Exercise description
Return the material exactly as supplied, apart from the pictures, which are omitted.

Recorded data
-=-=-

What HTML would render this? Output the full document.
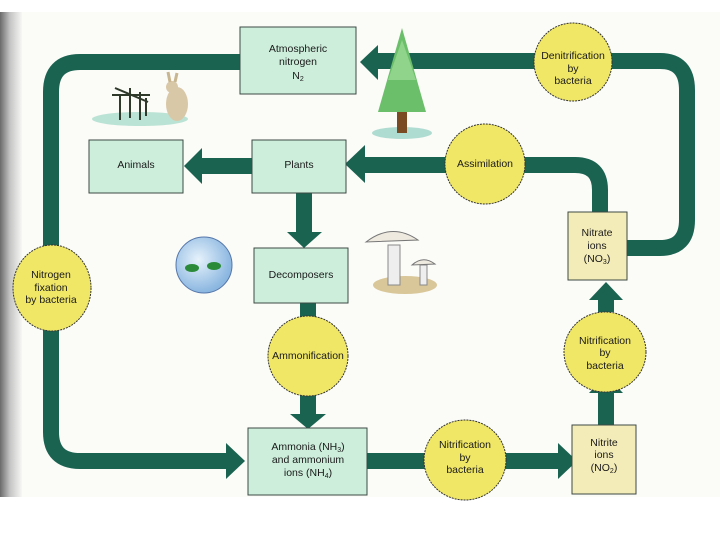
<!DOCTYPE html>
<html><head><style>
body{margin:0;width:720px;height:540px;background:#fff;overflow:hidden}
svg{display:block}
text{font-family:"Liberation Sans",sans-serif;font-size:10.5px;fill:#1a1a1a;text-anchor:middle}
</style></head><body>
<svg width="720" height="540" viewBox="0 0 720 540">
<defs>
<linearGradient id="lg" x1="0" x2="1" y1="0" y2="0">
<stop offset="0" stop-color="#6a6a6a"/><stop offset="0.45" stop-color="#c4c4c4"/><stop offset="1" stop-color="#f7f7f5"/>
</linearGradient>
<radialGradient id="bg" cx="0.4" cy="0.4" r="0.6"><stop offset="0" stop-color="#e6f2fb"/><stop offset="1" stop-color="#8ab6e0"/></radialGradient>
</defs>
<rect x="0" y="12" width="720" height="485" fill="#fbfbf8"/>
<rect x="0" y="12" width="22" height="485" fill="url(#lg)"/>
<g fill="none" stroke="#1b6351" stroke-width="16">
<path d="M240 62 H80 Q51 62 51 92 V432 Q51 461 80 461 H228"/>
<path d="M376 61 H660 Q687 61 687 90 V220 Q687 248 660 248 H627"/>
<path d="M364 165 H575 Q600 165 600 190 V212"/>
<path d="M252 166 H200"/>
<path d="M304 193 V234"/>
<path d="M308 302 V320"/>
<path d="M308 395 V416"/>
<path d="M366 461 H560"/>
<path d="M606 426 V392"/>
<path d="M606 312 V298"/>
</g>
<g fill="#1b6351">
<polygon points="360,62 378,45 378,80"/>
<polygon points="345,164 365,145 365,183"/>
<polygon points="184,166 202,148 202,184"/>
<polygon points="287,232 322,232 304,248"/>
<polygon points="290,414 326,414 308,429"/>
<polygon points="245,461 226,443 226,479"/>
<polygon points="577,461 558,443 558,479"/>
<polygon points="606,375 589,393 623,393"/>
<polygon points="606,282 589,300 623,300"/>
</g>
<g fill="#cdeedb" stroke="#3d4a44" stroke-width="1">
<rect x="240" y="27" width="116" height="67"/>
<rect x="89" y="140" width="94" height="53"/>
<rect x="252" y="140" width="94" height="53"/>
<rect x="254" y="248" width="94" height="55"/>
<rect x="248" y="428" width="119" height="67"/>
</g>
<g fill="#f4ecb8" stroke="#3d4a44" stroke-width="1">
<rect x="568" y="212" width="59" height="68"/>
<rect x="572" y="425" width="64" height="69"/>
</g>
<g fill="#f0e766" stroke="#333" stroke-width="1" stroke-dasharray="2,1">
<circle cx="573" cy="62" r="39"/>
<circle cx="485" cy="164" r="40"/>
<ellipse cx="52" cy="288" rx="39" ry="43"/>
<ellipse cx="308" cy="356" rx="40" ry="40"/>
<ellipse cx="465" cy="460" rx="41" ry="40"/>
<ellipse cx="605" cy="352" rx="41" ry="40"/>
</g>
<text x="298" y="52">Atmospheric</text>
<text x="298" y="65">nitrogen</text>
<text x="298" y="79">N<tspan font-size="7" dy="2">2</tspan></text>
<text x="573" y="59">Denitrification</text>
<text x="573" y="72">by</text>
<text x="573" y="84">bacteria</text>
<text x="136" y="168">Animals</text>
<text x="299" y="168">Plants</text>
<text x="485" y="167">Assimilation</text>
<text x="597" y="236">Nitrate</text>
<text x="597" y="249">ions</text>
<text x="597" y="262">(NO<tspan font-size="7" dy="2">3</tspan><tspan dy="-2">)</tspan></text>
<text x="51" y="278">Nitrogen</text>
<text x="51" y="291">fixation</text>
<text x="51" y="303">by bacteria</text>
<text x="301" y="278">Decomposers</text>
<text x="308" y="359">Ammonification</text>
<text x="605" y="344">Nitrification</text>
<text x="605" y="356">by</text>
<text x="605" y="369">bacteria</text>
<text x="308" y="450">Ammonia (NH<tspan font-size="7" dy="2">3</tspan><tspan dy="-2">)</tspan></text>
<text x="308" y="463">and ammonium</text>
<text x="308" y="476">ions (NH<tspan font-size="7" dy="2">4</tspan><tspan dy="-2">)</tspan></text>
<text x="465" y="448">Nitrification</text>
<text x="465" y="461">by</text>
<text x="465" y="473">bacteria</text>
<text x="604" y="446">Nitrite</text>
<text x="604" y="458">ions</text>
<text x="604" y="471">(NO<tspan font-size="7" dy="2">2</tspan><tspan dy="-2">)</tspan></text>
<ellipse cx="402" cy="133" rx="30" ry="6" fill="#8fcfc0" opacity="0.7"/>
<rect x="397" y="95" width="10" height="38" fill="#7a4a22"/>
<polygon points="402,28 378,112 426,112" fill="#6cbf6a"/>
<polygon points="402,40 388,80 416,80" fill="#8fd48a"/>
<ellipse cx="140" cy="119" rx="48" ry="7" fill="#9fd8c6" opacity="0.7"/>
<g stroke="#2f3a2a" stroke-width="2" fill="none">
<path d="M120 120 V95 M130 118 V88 M140 120 V92 M146 116 V98"/>
<path d="M112 95 L150 95 M115 88 L148 102"/>
</g>
<ellipse cx="177" cy="104" rx="11" ry="17" fill="#d9c8a8"/>
<circle cx="172" cy="87" r="6" fill="#d9c8a8"/>
<path d="M170 82 L168 72 M175 82 L177 73" stroke="#c8b690" stroke-width="3"/>
<circle cx="204" cy="265" r="28" fill="url(#bg)" stroke="#5577aa"/>
<ellipse cx="192" cy="268" rx="7" ry="4" fill="#2a8a3a"/>
<ellipse cx="214" cy="266" rx="7" ry="4" fill="#2a8a3a"/>
<ellipse cx="405" cy="285" rx="32" ry="9" fill="#d9c79a"/>
<rect x="388" y="245" width="12" height="40" fill="#eeeeee" stroke="#888"/>
<path d="M366 242 Q392 222 418 240 Z" fill="#eeeae0" stroke="#777"/>
<rect x="420" y="265" width="7" height="20" fill="#eee" stroke="#888"/>
<path d="M412 265 Q423 255 435 264 Z" fill="#eeeae0" stroke="#777"/>
</svg>
</body></html>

-=-=-

Exercise result
What HTML would render this? Output the full document.
<!DOCTYPE html>
<html><head><style>
body{margin:0;width:720px;height:540px;background:#fff;overflow:hidden}
svg{display:block}
text{font-family:"Liberation Sans",sans-serif;font-size:10.5px;fill:#1a1a1a;text-anchor:middle}
</style></head><body>
<svg width="720" height="540" viewBox="0 0 720 540">
<defs>
<linearGradient id="lg" x1="0" x2="1" y1="0" y2="0">
<stop offset="0" stop-color="#6a6a6a"/><stop offset="0.45" stop-color="#c4c4c4"/><stop offset="1" stop-color="#f7f7f5"/>
</linearGradient>
<radialGradient id="bg" cx="0.4" cy="0.4" r="0.6"><stop offset="0" stop-color="#e6f2fb"/><stop offset="1" stop-color="#8ab6e0"/></radialGradient>
</defs>
<rect x="0" y="12" width="720" height="485" fill="#fbfbf8"/>
<rect x="0" y="12" width="22" height="485" fill="url(#lg)"/>
<g fill="none" stroke="#1b6351" stroke-width="16">
<path d="M240 62 H80 Q51 62 51 92 V432 Q51 461 80 461 H228"/>
<path d="M376 61 H660 Q687 61 687 90 V220 Q687 248 660 248 H627"/>
<path d="M364 165 H575 Q600 165 600 190 V212"/>
<path d="M252 166 H200"/>
<path d="M304 193 V234"/>
<path d="M308 302 V320"/>
<path d="M308 395 V416"/>
<path d="M366 461 H560"/>
<path d="M606 426 V392"/>
<path d="M606 312 V298"/>
</g>
<g fill="#1b6351">
<polygon points="360,62 378,45 378,80"/>
<polygon points="345,164 365,145 365,183"/>
<polygon points="184,166 202,148 202,184"/>
<polygon points="287,232 322,232 304,248"/>
<polygon points="290,414 326,414 308,429"/>
<polygon points="245,461 226,443 226,479"/>
<polygon points="577,461 558,443 558,479"/>
<polygon points="606,375 589,393 623,393"/>
<polygon points="606,282 589,300 623,300"/>
</g>
<g fill="#cdeedb" stroke="#3d4a44" stroke-width="1">
<rect x="240" y="27" width="116" height="67"/>
<rect x="89" y="140" width="94" height="53"/>
<rect x="252" y="140" width="94" height="53"/>
<rect x="254" y="248" width="94" height="55"/>
<rect x="248" y="428" width="119" height="67"/>
</g>
<g fill="#f4ecb8" stroke="#3d4a44" stroke-width="1">
<rect x="568" y="212" width="59" height="68"/>
<rect x="572" y="425" width="64" height="69"/>
</g>
<g fill="#f0e766" stroke="#333" stroke-width="1" stroke-dasharray="2,1">
<circle cx="573" cy="62" r="39"/>
<circle cx="485" cy="164" r="40"/>
<ellipse cx="52" cy="288" rx="39" ry="43"/>
<ellipse cx="308" cy="356" rx="40" ry="40"/>
<ellipse cx="465" cy="460" rx="41" ry="40"/>
<ellipse cx="605" cy="352" rx="41" ry="40"/>
</g>
<text x="298" y="52">Atmospheric</text>
<text x="298" y="65">nitrogen</text>
<text x="298" y="79">N<tspan font-size="7" dy="2">2</tspan></text>
<text x="573" y="59">Denitrification</text>
<text x="573" y="72">by</text>
<text x="573" y="84">bacteria</text>
<text x="136" y="168">Animals</text>
<text x="299" y="168">Plants</text>
<text x="485" y="167">Assimilation</text>
<text x="597" y="236">Nitrate</text>
<text x="597" y="249">ions</text>
<text x="597" y="262">(NO<tspan font-size="7" dy="2">3</tspan><tspan dy="-2">)</tspan></text>
<text x="51" y="278">Nitrogen</text>
<text x="51" y="291">fixation</text>
<text x="51" y="303">by bacteria</text>
<text x="301" y="278">Decomposers</text>
<text x="308" y="359">Ammonification</text>
<text x="605" y="344">Nitrification</text>
<text x="605" y="356">by</text>
<text x="605" y="369">bacteria</text>
<text x="308" y="450">Ammonia (NH<tspan font-size="7" dy="2">3</tspan><tspan dy="-2">)</tspan></text>
<text x="308" y="463">and ammonium</text>
<text x="308" y="476">ions (NH<tspan font-size="7" dy="2">4</tspan><tspan dy="-2">)</tspan></text>
<text x="465" y="448">Nitrification</text>
<text x="465" y="461">by</text>
<text x="465" y="473">bacteria</text>
<text x="604" y="446">Nitrite</text>
<text x="604" y="458">ions</text>
<text x="604" y="471">(NO<tspan font-size="7" dy="2">2</tspan><tspan dy="-2">)</tspan></text>
<ellipse cx="402" cy="133" rx="30" ry="6" fill="#8fcfc0" opacity="0.7"/>
<rect x="397" y="95" width="10" height="38" fill="#7a4a22"/>
<polygon points="402,28 378,112 426,112" fill="#6cbf6a"/>
<polygon points="402,40 388,80 416,80" fill="#8fd48a"/>
<ellipse cx="140" cy="119" rx="48" ry="7" fill="#9fd8c6" opacity="0.7"/>
<g stroke="#2f3a2a" stroke-width="2" fill="none">
<path d="M120 120 V95 M130 118 V88 M140 120 V92 M146 116 V98"/>
<path d="M112 95 L150 95 M115 88 L148 102"/>
</g>
<ellipse cx="177" cy="104" rx="11" ry="17" fill="#d9c8a8"/>
<circle cx="172" cy="87" r="6" fill="#d9c8a8"/>
<path d="M170 82 L168 72 M175 82 L177 73" stroke="#c8b690" stroke-width="3"/>
<circle cx="204" cy="265" r="28" fill="url(#bg)" stroke="#5577aa"/>
<ellipse cx="192" cy="268" rx="7" ry="4" fill="#2a8a3a"/>
<ellipse cx="214" cy="266" rx="7" ry="4" fill="#2a8a3a"/>
<ellipse cx="405" cy="285" rx="32" ry="9" fill="#d9c79a"/>
<rect x="388" y="245" width="12" height="40" fill="#eeeeee" stroke="#888"/>
<path d="M366 242 Q392 222 418 240 Z" fill="#eeeae0" stroke="#777"/>
<rect x="420" y="265" width="7" height="20" fill="#eee" stroke="#888"/>
<path d="M412 265 Q423 255 435 264 Z" fill="#eeeae0" stroke="#777"/>
</svg>
</body></html>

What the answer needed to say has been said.